→ Short task: Can you print the data exactly and leave out each image?

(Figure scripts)
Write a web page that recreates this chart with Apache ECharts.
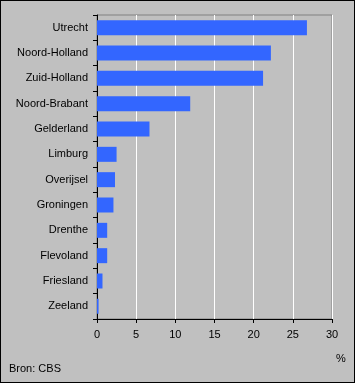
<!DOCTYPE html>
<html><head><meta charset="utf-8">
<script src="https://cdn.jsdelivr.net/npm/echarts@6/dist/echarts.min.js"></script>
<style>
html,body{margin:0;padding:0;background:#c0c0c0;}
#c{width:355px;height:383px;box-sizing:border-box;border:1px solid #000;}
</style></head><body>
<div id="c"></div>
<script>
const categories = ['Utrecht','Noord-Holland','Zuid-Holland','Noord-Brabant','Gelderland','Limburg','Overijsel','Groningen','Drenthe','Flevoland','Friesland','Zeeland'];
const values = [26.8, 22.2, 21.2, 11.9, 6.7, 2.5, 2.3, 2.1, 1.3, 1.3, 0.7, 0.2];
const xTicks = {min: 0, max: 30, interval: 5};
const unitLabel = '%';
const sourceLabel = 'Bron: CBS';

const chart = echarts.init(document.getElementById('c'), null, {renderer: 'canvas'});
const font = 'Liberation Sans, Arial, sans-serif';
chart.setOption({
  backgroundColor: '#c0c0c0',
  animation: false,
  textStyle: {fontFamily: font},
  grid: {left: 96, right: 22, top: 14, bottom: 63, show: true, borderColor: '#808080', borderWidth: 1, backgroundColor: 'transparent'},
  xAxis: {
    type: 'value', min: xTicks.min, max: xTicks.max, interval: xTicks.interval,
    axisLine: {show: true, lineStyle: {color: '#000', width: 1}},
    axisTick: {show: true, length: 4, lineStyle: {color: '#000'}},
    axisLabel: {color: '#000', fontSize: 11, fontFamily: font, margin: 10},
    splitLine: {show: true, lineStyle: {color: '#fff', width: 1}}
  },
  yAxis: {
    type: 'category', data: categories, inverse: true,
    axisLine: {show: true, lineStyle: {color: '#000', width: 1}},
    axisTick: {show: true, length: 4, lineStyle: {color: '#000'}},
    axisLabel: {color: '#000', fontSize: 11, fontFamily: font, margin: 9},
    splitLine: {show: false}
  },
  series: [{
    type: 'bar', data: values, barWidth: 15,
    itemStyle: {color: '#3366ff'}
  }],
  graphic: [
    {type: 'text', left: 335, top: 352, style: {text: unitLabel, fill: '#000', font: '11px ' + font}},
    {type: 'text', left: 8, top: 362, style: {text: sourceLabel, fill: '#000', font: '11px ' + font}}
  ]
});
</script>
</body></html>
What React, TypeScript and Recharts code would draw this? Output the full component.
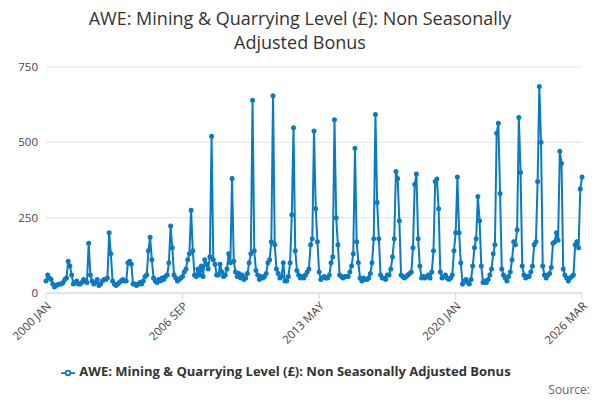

→ Reply:
Write a web page that recreates this chart with Apache ECharts.
<!DOCTYPE html>
<html><head><meta charset="utf-8">
<script src="https://cdn.jsdelivr.net/npm/echarts@6/dist/echarts.min.js"></script>
<style>
html,body{margin:0;padding:0;background:#c0c0c0;}
#c{width:355px;height:383px;box-sizing:border-box;border:1px solid #000;}
</style></head><body>
<div id="c"></div>
<script>
const categories = ['Utrecht','Noord-Holland','Zuid-Holland','Noord-Brabant','Gelderland','Limburg','Overijsel','Groningen','Drenthe','Flevoland','Friesland','Zeeland'];
const values = [26.8, 22.2, 21.2, 11.9, 6.7, 2.5, 2.3, 2.1, 1.3, 1.3, 0.7, 0.2];
const xTicks = {min: 0, max: 30, interval: 5};
const unitLabel = '%';
const sourceLabel = 'Bron: CBS';

const chart = echarts.init(document.getElementById('c'), null, {renderer: 'canvas'});
const font = 'Liberation Sans, Arial, sans-serif';
chart.setOption({
  backgroundColor: '#c0c0c0',
  animation: false,
  textStyle: {fontFamily: font},
  grid: {left: 96, right: 22, top: 14, bottom: 63, show: true, borderColor: '#808080', borderWidth: 1, backgroundColor: 'transparent'},
  xAxis: {
    type: 'value', min: xTicks.min, max: xTicks.max, interval: xTicks.interval,
    axisLine: {show: true, lineStyle: {color: '#000', width: 1}},
    axisTick: {show: true, length: 4, lineStyle: {color: '#000'}},
    axisLabel: {color: '#000', fontSize: 11, fontFamily: font, margin: 10},
    splitLine: {show: true, lineStyle: {color: '#fff', width: 1}}
  },
  yAxis: {
    type: 'category', data: categories, inverse: true,
    axisLine: {show: true, lineStyle: {color: '#000', width: 1}},
    axisTick: {show: true, length: 4, lineStyle: {color: '#000'}},
    axisLabel: {color: '#000', fontSize: 11, fontFamily: font, margin: 9},
    splitLine: {show: false}
  },
  series: [{
    type: 'bar', data: values, barWidth: 15,
    itemStyle: {color: '#3366ff'}
  }],
  graphic: [
    {type: 'text', left: 335, top: 352, style: {text: unitLabel, fill: '#000', font: '11px ' + font}},
    {type: 'text', left: 8, top: 362, style: {text: sourceLabel, fill: '#000', font: '11px ' + font}}
  ]
});
</script>
</body></html>
What React, TypeScript and Recharts code would draw this? Output the full component.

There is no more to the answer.